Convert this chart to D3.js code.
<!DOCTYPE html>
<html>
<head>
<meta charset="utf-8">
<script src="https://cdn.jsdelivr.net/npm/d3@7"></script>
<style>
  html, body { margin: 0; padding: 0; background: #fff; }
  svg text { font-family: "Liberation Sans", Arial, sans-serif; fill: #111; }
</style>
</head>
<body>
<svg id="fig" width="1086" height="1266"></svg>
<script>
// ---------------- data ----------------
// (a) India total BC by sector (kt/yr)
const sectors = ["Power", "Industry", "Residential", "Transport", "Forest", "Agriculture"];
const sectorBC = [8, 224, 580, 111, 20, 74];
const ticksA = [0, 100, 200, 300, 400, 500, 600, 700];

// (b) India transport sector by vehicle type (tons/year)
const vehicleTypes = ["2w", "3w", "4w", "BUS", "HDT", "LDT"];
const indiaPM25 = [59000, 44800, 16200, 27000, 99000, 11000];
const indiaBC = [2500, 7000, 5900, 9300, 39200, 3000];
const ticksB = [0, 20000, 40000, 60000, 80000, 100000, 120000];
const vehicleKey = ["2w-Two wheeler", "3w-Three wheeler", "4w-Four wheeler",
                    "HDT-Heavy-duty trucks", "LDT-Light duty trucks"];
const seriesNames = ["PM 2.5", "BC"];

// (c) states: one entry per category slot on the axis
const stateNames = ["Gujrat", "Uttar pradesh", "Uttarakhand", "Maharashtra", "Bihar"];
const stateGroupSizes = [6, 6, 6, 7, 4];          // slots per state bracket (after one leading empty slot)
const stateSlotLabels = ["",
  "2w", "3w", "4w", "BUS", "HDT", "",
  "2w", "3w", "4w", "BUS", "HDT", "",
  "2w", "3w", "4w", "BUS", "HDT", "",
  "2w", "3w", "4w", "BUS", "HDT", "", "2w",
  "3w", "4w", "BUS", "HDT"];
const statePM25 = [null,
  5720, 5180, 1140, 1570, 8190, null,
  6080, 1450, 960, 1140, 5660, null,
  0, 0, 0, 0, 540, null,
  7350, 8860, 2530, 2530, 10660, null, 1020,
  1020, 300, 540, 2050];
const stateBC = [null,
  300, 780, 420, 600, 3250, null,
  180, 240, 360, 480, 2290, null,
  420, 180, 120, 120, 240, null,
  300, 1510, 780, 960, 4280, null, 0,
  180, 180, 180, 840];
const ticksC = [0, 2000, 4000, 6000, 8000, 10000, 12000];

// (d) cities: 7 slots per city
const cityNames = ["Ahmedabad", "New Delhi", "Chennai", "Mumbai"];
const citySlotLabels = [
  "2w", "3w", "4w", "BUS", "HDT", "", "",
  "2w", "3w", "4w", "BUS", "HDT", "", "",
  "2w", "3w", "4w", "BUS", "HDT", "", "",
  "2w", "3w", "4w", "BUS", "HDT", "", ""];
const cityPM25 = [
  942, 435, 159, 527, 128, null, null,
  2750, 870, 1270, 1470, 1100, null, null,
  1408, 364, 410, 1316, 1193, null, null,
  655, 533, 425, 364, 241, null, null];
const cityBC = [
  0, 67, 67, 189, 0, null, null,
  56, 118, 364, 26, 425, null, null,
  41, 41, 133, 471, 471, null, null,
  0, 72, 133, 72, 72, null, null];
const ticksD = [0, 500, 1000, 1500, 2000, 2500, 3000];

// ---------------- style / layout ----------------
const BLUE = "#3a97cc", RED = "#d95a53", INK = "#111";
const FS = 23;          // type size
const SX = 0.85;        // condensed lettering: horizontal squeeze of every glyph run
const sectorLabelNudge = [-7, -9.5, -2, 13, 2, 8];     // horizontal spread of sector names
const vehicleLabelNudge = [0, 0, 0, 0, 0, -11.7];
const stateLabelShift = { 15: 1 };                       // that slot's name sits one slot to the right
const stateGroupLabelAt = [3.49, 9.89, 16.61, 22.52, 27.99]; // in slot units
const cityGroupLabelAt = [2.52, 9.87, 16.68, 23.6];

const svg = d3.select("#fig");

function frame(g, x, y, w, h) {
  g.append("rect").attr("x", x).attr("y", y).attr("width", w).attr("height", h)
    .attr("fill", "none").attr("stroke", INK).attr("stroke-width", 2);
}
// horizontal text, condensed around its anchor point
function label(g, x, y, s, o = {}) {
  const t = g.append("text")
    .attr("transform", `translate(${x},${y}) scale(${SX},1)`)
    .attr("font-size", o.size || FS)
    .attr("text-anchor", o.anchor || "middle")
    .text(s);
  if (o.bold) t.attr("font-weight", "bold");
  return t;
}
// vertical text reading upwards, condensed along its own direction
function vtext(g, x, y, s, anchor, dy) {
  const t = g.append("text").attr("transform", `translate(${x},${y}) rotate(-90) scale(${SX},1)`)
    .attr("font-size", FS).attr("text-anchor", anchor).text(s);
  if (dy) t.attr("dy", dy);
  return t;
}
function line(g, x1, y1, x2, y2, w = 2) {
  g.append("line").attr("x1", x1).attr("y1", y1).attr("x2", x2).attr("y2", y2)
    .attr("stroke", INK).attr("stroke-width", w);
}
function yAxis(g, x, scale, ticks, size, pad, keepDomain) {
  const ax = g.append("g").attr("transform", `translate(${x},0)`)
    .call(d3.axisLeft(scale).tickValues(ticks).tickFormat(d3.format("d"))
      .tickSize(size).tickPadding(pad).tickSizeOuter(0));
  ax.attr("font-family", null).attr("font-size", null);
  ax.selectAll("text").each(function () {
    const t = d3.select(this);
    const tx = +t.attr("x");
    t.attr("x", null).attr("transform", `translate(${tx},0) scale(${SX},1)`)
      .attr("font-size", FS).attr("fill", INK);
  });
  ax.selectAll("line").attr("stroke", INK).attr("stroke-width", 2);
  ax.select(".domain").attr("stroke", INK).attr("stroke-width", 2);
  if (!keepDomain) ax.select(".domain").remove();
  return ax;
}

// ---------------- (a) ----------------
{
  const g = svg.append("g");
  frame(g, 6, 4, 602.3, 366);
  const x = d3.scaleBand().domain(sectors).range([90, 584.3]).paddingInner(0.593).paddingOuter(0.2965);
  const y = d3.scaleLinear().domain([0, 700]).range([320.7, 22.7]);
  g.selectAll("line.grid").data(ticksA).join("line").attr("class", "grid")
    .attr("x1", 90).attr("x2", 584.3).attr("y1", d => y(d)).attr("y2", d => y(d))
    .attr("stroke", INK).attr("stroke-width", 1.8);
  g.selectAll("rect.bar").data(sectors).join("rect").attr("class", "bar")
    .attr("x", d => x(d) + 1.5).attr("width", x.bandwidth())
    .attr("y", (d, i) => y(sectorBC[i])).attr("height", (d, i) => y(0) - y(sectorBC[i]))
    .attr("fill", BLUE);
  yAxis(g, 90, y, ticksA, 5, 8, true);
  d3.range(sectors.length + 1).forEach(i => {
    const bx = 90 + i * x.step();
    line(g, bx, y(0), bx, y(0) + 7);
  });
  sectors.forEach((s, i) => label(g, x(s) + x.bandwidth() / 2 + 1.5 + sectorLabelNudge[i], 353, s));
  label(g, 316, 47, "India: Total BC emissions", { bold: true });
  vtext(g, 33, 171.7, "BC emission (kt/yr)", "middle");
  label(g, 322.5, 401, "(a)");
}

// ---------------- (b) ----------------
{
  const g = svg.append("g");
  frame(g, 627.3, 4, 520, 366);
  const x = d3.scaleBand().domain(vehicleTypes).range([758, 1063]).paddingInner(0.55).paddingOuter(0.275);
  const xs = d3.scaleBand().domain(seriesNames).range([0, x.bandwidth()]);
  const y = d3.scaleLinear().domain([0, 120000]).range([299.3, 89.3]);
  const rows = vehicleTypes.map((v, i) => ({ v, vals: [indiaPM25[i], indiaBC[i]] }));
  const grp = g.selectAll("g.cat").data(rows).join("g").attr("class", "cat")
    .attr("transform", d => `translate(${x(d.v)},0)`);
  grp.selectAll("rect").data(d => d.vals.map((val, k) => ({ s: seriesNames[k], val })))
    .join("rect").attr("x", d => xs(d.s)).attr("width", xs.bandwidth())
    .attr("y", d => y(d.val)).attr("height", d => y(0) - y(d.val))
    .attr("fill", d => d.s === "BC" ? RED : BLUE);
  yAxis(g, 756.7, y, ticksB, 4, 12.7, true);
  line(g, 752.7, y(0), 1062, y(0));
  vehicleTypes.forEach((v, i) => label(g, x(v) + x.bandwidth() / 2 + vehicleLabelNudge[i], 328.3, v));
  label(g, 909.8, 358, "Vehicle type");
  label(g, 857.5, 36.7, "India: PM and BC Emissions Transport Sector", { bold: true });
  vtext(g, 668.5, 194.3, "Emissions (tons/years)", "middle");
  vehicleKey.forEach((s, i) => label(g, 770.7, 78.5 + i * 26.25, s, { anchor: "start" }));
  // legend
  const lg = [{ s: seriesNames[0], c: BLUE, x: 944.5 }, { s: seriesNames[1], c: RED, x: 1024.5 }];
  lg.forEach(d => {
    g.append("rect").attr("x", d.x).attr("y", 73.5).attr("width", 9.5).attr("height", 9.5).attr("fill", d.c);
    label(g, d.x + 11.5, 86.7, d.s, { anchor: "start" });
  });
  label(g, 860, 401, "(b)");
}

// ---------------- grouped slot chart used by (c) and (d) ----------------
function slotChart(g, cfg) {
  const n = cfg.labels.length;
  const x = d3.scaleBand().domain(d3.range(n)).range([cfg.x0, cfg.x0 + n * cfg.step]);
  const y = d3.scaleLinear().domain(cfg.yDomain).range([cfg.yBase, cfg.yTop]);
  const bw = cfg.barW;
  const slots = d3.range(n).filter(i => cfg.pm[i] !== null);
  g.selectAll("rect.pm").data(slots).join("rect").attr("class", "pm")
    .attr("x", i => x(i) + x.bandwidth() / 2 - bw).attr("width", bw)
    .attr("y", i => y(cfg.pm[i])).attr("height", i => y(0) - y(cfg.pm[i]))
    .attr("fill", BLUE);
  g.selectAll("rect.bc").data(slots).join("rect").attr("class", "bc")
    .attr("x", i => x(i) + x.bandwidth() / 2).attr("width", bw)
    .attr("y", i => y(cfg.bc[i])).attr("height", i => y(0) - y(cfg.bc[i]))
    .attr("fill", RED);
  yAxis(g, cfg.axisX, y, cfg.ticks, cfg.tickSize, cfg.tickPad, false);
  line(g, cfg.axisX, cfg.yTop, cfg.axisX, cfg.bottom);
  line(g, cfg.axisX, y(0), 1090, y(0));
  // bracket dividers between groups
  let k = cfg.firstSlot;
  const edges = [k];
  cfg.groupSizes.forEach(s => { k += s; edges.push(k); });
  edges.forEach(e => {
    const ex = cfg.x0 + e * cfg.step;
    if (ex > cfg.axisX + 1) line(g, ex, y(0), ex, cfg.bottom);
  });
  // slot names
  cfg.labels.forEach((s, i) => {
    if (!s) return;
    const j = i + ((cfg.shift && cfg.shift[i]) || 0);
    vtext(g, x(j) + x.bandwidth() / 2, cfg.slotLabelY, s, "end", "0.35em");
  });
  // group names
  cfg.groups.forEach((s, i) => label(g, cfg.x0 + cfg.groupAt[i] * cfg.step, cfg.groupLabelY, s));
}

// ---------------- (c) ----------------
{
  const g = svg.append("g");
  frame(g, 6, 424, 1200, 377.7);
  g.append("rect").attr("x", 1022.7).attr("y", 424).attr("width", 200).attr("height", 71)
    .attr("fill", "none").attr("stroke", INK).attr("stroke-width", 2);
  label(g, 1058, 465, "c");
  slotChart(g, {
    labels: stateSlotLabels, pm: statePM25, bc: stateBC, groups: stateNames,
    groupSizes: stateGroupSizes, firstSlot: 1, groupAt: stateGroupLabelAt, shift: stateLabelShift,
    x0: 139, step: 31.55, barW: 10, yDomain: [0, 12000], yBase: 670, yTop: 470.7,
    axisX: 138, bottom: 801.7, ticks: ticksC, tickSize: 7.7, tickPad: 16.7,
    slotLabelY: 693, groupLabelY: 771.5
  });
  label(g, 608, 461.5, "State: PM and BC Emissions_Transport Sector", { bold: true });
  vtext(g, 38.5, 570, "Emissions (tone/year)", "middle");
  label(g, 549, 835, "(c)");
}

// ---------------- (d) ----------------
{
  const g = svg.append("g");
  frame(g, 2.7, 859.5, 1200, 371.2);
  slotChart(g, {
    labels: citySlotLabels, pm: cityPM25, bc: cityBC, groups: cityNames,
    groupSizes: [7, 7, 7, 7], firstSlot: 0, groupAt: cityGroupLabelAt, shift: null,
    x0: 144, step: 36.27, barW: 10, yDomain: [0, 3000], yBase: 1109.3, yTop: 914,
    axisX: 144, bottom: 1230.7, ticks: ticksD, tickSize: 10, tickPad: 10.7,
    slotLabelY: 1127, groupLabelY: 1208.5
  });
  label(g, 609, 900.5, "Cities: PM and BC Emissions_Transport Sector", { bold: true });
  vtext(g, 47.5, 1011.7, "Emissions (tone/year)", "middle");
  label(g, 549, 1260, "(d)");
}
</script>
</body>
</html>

(Instructions for the task): Copy each line that holds the word "this".

(Reply):
Convert this chart to D3.js code.
    const t = d3.select(this);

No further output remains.